Monday, August 20, 2012

Haverhill's Cool Mural

Living near Boston means living side-by-side with the new information economy and the old industrial revolution.  The first is situated in places like Cambridge, Boston, Waltham and Burlington, churning away at pharma and Big Data and start-ups of all shapes and sizes.  The second, or at least its ghost, is found in the old industrial centers of Lowell, Lawrence, and Fall River--places that were booming in the years before the Great Depression with textiles, shoes and tool-making, but struggling now with varied success in attracting the new economy.

(Cities like Waltham, in fact, have bunches of both, home to companies like Zoom, Lycos, and Liquid Machines not so far from the very start of the American Industrial Revolution.  See Steampunk in Pictures at the old Waltham Watch factory.  For other historical junkets, see Gettysburg Redux and Edison in Winter.)

So it was we found ourselves the other day in one of those old booming industrial centers, Haverhill, once home to ship-building, tanneries, millinery and enough shoe-making (especially women's) to earn for it the title "Queen Slipper City."   We don't have reason to visit often, so it was a pleasant surprise to find this stunning mural, a visual history of Haverhill, beautifully rendered on the side of an old brick building.

      

Cool, eh? Who came from Haverhill?  Look below.  See the two ballplayers?  That's Mike Ryan (who played for the Phillies, Pirates and Red Sox in the 60s and 70s, including the Impossible Dream team of 1967), and Tampa Bay's Carlos Pena, born in the Dominican Republic but a favored son of Haverhill, where he spent much of his childhood.  Recently-departed Gene Goodreaualt of Detroit Lions and college-All-American fame is also featured on the mural.

That sturgeon suspended over the stage?  He's said to be Haverhill's oldest resident--one of the many interesting branding strategies Haverhill is using to lure visitors and companies. Just above him is Chief Passaconaway, another nod to Haverhill's rich past.

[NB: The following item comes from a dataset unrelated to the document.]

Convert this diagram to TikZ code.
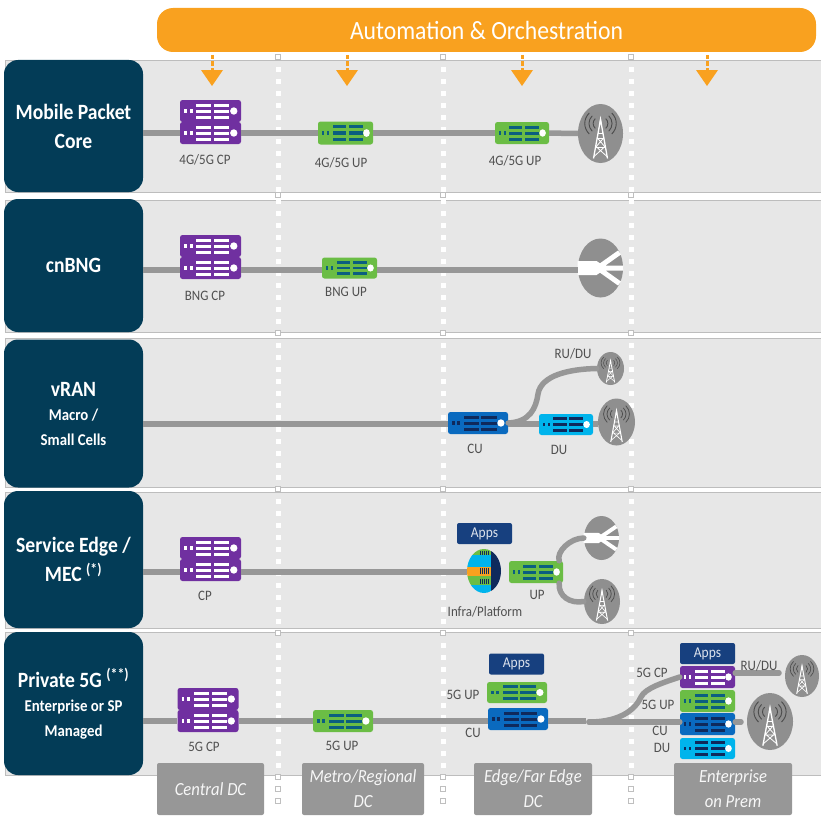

And the guy looking at you with the green tie?  That's Louis B. Mayer of MGM fame, who opened his first theater, the 600-seat Orpheum, in Haverhill in 1907.


Sitting next to him (facing ahead) is Andre Dubus III, who wrote Townie (about growing up in Haverhill) and brought us all The House of Sand and Fog.  And, occupied amidst all the shoes is a little girl reading an Archie comic.


That's because Bob Montana, the creator of Archie, lived in Haverhill as a teenager and used characters from Haverhill High as inspiration.  (Montana is tucked way up at the top of the mural.)

The bearded gentleman looking out the window below is Rowland H. Macy, who opened the original Macy store in 1851 in Haverhill before moving to New York in 1858.


And, yes, (below) with the skeleton shirt standing in the balcony--that's Robert Bartleh Cummings, or Rob Zombie.  He was born in Haverhill in 1965.


That gentleman on TV (below)--that's Tom Bergeron of Dancing With The Stars fame, born in Haverhill ten years before Zombie.


Finally (though there's lots more) that huge ship-chandelier below is the Ulysses, built in Haverhill and registered in 1798, immediately heading for the Netherlands and a long merchant marine career.


From the Ulysses to Zombie, local celebrities to national icons, the mural in Haverhill--along with a great dinner at Olivia's--is a reminder that there's lots of new life in the old mill towns.  There can also be lots of surprises right around the corner from home, especially in the summertime when there's just a little more time to look around.  (For more on the mural, and a good video, see here.)

Just for good measure: I've seen places with painted horses (West Hartford) and painted elephants (Copenhagen), and even painted sheep.  But Haverhill is the first place I've ever been with painted shoes.